Moreover, no one can afford to pay the virtualization overhead – in terms of capacity and latency – to run front office financial applications on the cloud. For those of you not up to speed on the financial services lingo, the back office processing are things like post trade risk analysis for securities and foreign exchange, transaction settlement and processing, regulatory and customer reporting – the kinds of work that is not latency sensitive and that tends to be done in big batches. The front office includes things like the trading systems, pre-trade risk engines, and real-time analytics and fraud detection, which are all latency sensitive. This is why Lucera has very zippy servers and storage and why it locates its facilities in the same CH2, NY4, and LD4 datacenters where a number of exchanges are also located.

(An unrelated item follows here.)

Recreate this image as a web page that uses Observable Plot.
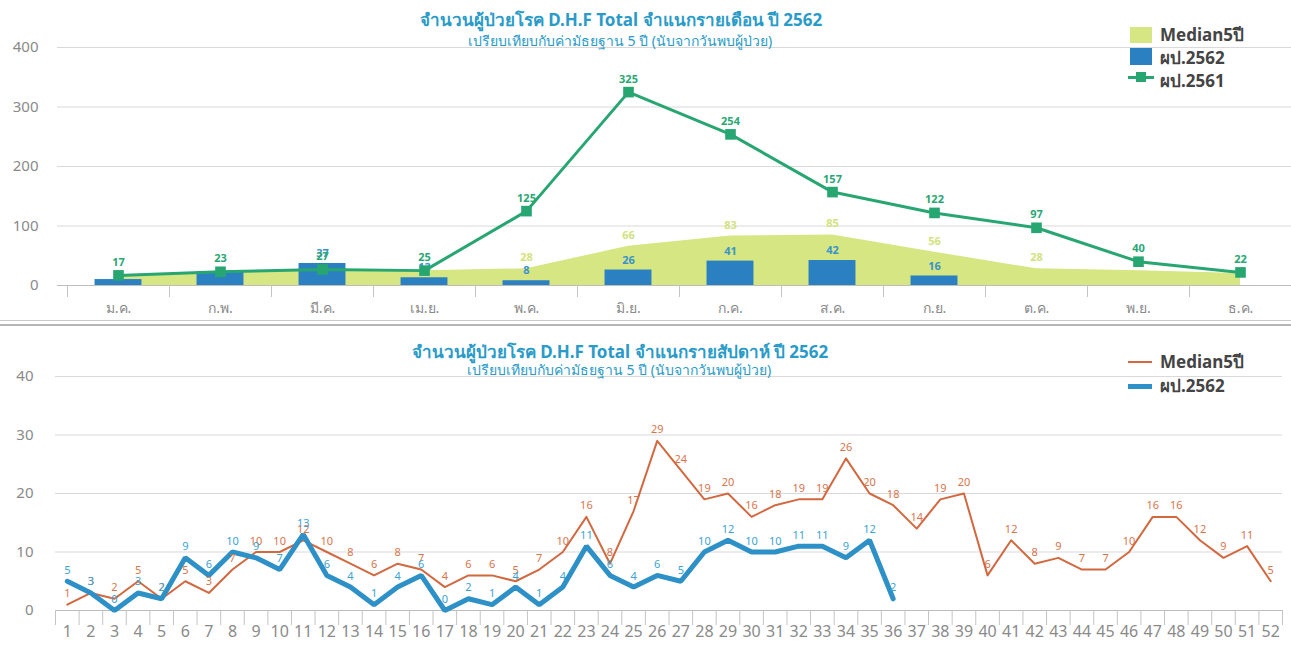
<!DOCTYPE html>
<html>
<head>
<meta charset="utf-8">
<script src="https://cdn.jsdelivr.net/npm/d3@7"></script>
<script src="https://cdn.jsdelivr.net/npm/@observablehq/plot@0.6"></script>
<style>
  html, body { margin: 0; padding: 0; background: #fff; }
  body { width: 1291px; height: 654px; position: relative; overflow: hidden;
         font-family: "Noto Sans", "DejaVu Sans", sans-serif; }
  .abs { position: absolute; }
  .title { color: #2a9bc8; font-weight: bold; font-size: 17px; line-height: 18px; white-space: nowrap; transform: translateX(-50%); }
  .sub { color: #2a9bc8; font-size: 14px; line-height: 15px; white-space: nowrap; transform: translateX(-50%); }
  .leg { color: #444; font-weight: bold; font-size: 17px; line-height: 20px; white-space: nowrap; }
  .sep { left: 0; width: 1291px; height: 3px; border-top: 1px solid #c8c8c8; border-bottom: 2px solid #b5b5b5; top: 320px; }
</style>
</head>
<body>
<div id="topChart" class="abs" style="left:0;top:0"></div>
<div id="botChart" class="abs" style="left:0;top:330px"></div>
<div class="abs sep"></div>

<div class="abs title" style="left:621px;top:11px">จำนวนผู้ป่วยโรค D.H.F Total จำแนกรายเดือน ปี 2562</div>
<div class="abs sub" style="left:620px;top:33px">เปรียบเทียบกับค่ามัธยฐาน 5 ปี (นับจากวันพบผู้ป่วย)</div>
<div class="abs title" style="left:620px;top:343px">จำนวนผู้ป่วยโรค D.H.F Total จำแนกรายสัปดาห์ ปี 2562</div>
<div class="abs sub" style="left:619px;top:362px">เปรียบเทียบกับค่ามัธยฐาน 5 ปี (นับจากวันพบผู้ป่วย)</div>

<!-- top legend -->
<div class="abs" style="left:1130px;top:27px;width:22px;height:16px;background:#d5e682"></div>
<div class="abs leg" style="left:1160px;top:25px">Median5ปี</div>
<div class="abs" style="left:1130px;top:48px;width:22px;height:17px;background:#2b80c2"></div>
<div class="abs leg" style="left:1160px;top:48px">ผป.2562</div>
<div class="abs" style="left:1128px;top:76px;width:26px;height:3px;background:#27a672"></div>
<div class="abs" style="left:1136px;top:72px;width:10px;height:10px;background:#27a672"></div>
<div class="abs leg" style="left:1160px;top:71px">ผป.2561</div>

<!-- bottom legend -->
<div class="abs" style="left:1128px;top:361px;width:24px;height:2px;background:#d2683f"></div>
<div class="abs leg" style="left:1160px;top:352px">Median5ปี</div>
<div class="abs" style="left:1128px;top:384px;width:24px;height:5px;background:#2d90c6"></div>
<div class="abs leg" style="left:1160px;top:376px">ผป.2562</div>

<script>
// ---------- Monthly data ----------
const months = ["ม.ค.","ก.พ.","มี.ค.","เม.ย.","พ.ค.","มิ.ย.","ก.ค.","ส.ค.","ก.ย.","ต.ค.","พ.ย.","ธ.ค."];
const median5Month = [17, 20, 27, 25, 28, 66, 83, 85, 56, 28, 25, 20];
const cases2562Month = [10, 23, 37, 13, 8, 26, 41, 42, 16, null, null, null];
const cases2561Month = [17, 23, 27, 25, 125, 325, 254, 157, 122, 97, 40, 22];
const monthYTicks = [0, 100, 200, 300, 400];

// ---------- Weekly data ----------
const weeks = d3.range(1, 53);
const median5Week = [1,3,2,5,2,5,3,7,10,10,12,10,8,6,8,7,4,6,6,5,7,10,16,8,17,29,24,19,20,16,18,19,19,26,20,18,14,19,20,6,12,8,9,7,7,10,16,16,12,9,11,5];
const cases2562Week = [5,3,0,3,2,9,6,10,9,7,13,6,4,1,4,6,0,2,1,4,1,4,11,6,4,6,5,10,12,10,10,11,11,9,12,2];
const weekYTicks = [0, 10, 20, 30, 40];

const FONT = '"Noto Sans", "DejaVu Sans", sans-serif';

// ---------- Top chart ----------
const mData = months.map((m, i) => ({i, m, med: median5Month[i], c62: cases2562Month[i], c61: cases2561Month[i]}));
const mBars = mData.filter(d => d.c62 != null);
// labels hidden behind the 2561 labels in the original are left out
const mMedLabels = mData.filter(d => d.c61 - d.med > 30);
const mBarLabels = mBars.filter(d => !(d.c61 >= d.c62 && d.c61 - d.c62 < 10));
const mBounds = d3.range(0, months.length + 1).map(i => i - 0.5);

const topPlot = Plot.plot({
  width: 1291, height: 320,
  marginLeft: 57, marginRight: 0, marginTop: 47, marginBottom: 35,
  style: {fontFamily: FONT, fontSize: "14px", color: "#888", background: "transparent"},
  x: {type: "linear", domain: [-0.5, 11.5], range: [67, 1291], label: null},
  y: {domain: [0, 400], label: null},
  marks: [
    Plot.gridY(monthYTicks.filter(v => v > 0), {stroke: "#d9d9d9", strokeOpacity: 1}),
    Plot.axisY({ticks: monthYTicks, tickSize: 0, tickPadding: 19, fill: "#8a8a8a", fontSize: 15, label: null}),
    Plot.areaY(mData, {x: "i", y: "med", fill: "#d5e682", curve: "linear"}),
    Plot.rectY(mBars, {x1: d => d.i - 0.23, x2: d => d.i + 0.23, y: "c62", fill: "#2b80c2"}),
    Plot.ruleY([0], {stroke: "#bdbdbd"}),
    Plot.axisX({ticks: mBounds, tickSize: 12, tickFormat: () => "", stroke: "#c4c4c4", label: null}),
    Plot.axisX({ticks: mData.map(d => d.i), tickSize: 0, tickPadding: 18, tickFormat: i => months[i], fill: "#8a8a8a", fontSize: 14, label: null}),
    Plot.text(mMedLabels, {x: "i", y: "med", text: d => String(d.med), dy: -11, fill: "#d3e27f", fontSize: 11, fontWeight: "bold"}),
    Plot.text(mBarLabels, {x: "i", y: "c62", text: d => String(d.c62), dy: -10, fill: "#3a93c9", fontSize: 11, fontWeight: "bold"}),
    Plot.line(mData, {x: "i", y: "c61", stroke: "#27a672", strokeWidth: 3}),
    Plot.dot(mData, {x: "i", y: "c61", symbol: "square", r: 6, fill: "#27a672"}),
    Plot.text(mData, {x: "i", y: "c61", text: d => String(d.c61), dy: -13, fill: "#2aa774", fontSize: 11, fontWeight: "bold"})
  ]
});
document.getElementById("topChart").appendChild(topPlot);

// ---------- Bottom chart ----------
const wMed = weeks.map((w, k) => ({w, v: median5Week[k]}));
const wCur = cases2562Week.map((v, k) => ({w: weeks[k], v}));
const wBounds = [0, ...weeks].map(w => w + 0.5);

const botPlot = Plot.plot({
  width: 1291, height: 324,
  marginLeft: 55, marginRight: 9, marginTop: 46, marginBottom: 44,
  style: {fontFamily: FONT, fontSize: "14px", color: "#888", background: "transparent"},
  x: {type: "linear", domain: [0.5, 52.5], label: null},
  y: {domain: [0, 40], label: null},
  marks: [
    Plot.gridY(weekYTicks.filter(v => v > 0), {stroke: "#d9d9d9", strokeOpacity: 1}),
    Plot.axisY({ticks: weekYTicks, tickSize: 0, tickPadding: 22, fill: "#8a8a8a", fontSize: 15, label: null}),
    Plot.ruleY([0], {stroke: "#bdbdbd"}),
    Plot.axisX({ticks: wBounds, tickSize: 15, tickFormat: () => "", stroke: "#c4c4c4", label: null}),
    Plot.axisX({ticks: weeks, tickSize: 0, tickPadding: 15, tickFormat: d => String(d), fill: "#8a8a8a", fontSize: 16, label: null}),
    Plot.line(wMed, {x: "w", y: "v", stroke: "#d2683f", strokeWidth: 2}),
    Plot.line(wCur, {x: "w", y: "v", stroke: "#2d90c6", strokeWidth: 5, strokeLinejoin: "miter"}),
    Plot.text(wMed, {x: "w", y: "v", text: d => String(d.v), dy: -11, fill: "#d9744c", fontSize: 11}),
    Plot.text(wCur, {x: "w", y: "v", text: d => String(d.v), dy: -11, fill: "#3ba3d4", fontSize: 11})
  ]
});
document.getElementById("botChart").appendChild(botPlot);
</script>
</body>
</html>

Survey data backs up this sense that financial services firms are hesitant to embrace the big public clouds for their applications. Shagun Bali, and analyst at TABB Group, presented some data at the event that showed precisely what you might expect. According to the survey, 65 percent of those financial firms polled said that data security concerns were an inhibitor to investments in the public cloud, and all other issues – integration with legacy systems, lack of clarity on costs and ROI, internal resistance from the IT staff, and high monetary and reputational risk – all took a backseat by far. When asked about the perception of public cloud infrastructure, 29 percent said they were very uncomfortable with how the public cloud was perceived, 24 percent said they were uncomfortable, and another 24 percent said they were neutral. That left 14 percent who were comfortable and only 9 percent who were very comfortable.
That said, financial firms told TABB they were keeping an eye on the public cloud and were looking to it for scale workloads (64 percent), cut costs (55 percent), and improve performance (47 percent). As for what workloads were being deployed on public clouds, about 23 percent of the survey respondents were using public cloud infrastructure to store data, another 14 percent were doing analytics on clouds, 14 percent were doing algorithm development, and 8 percent were generating their regulatory reports.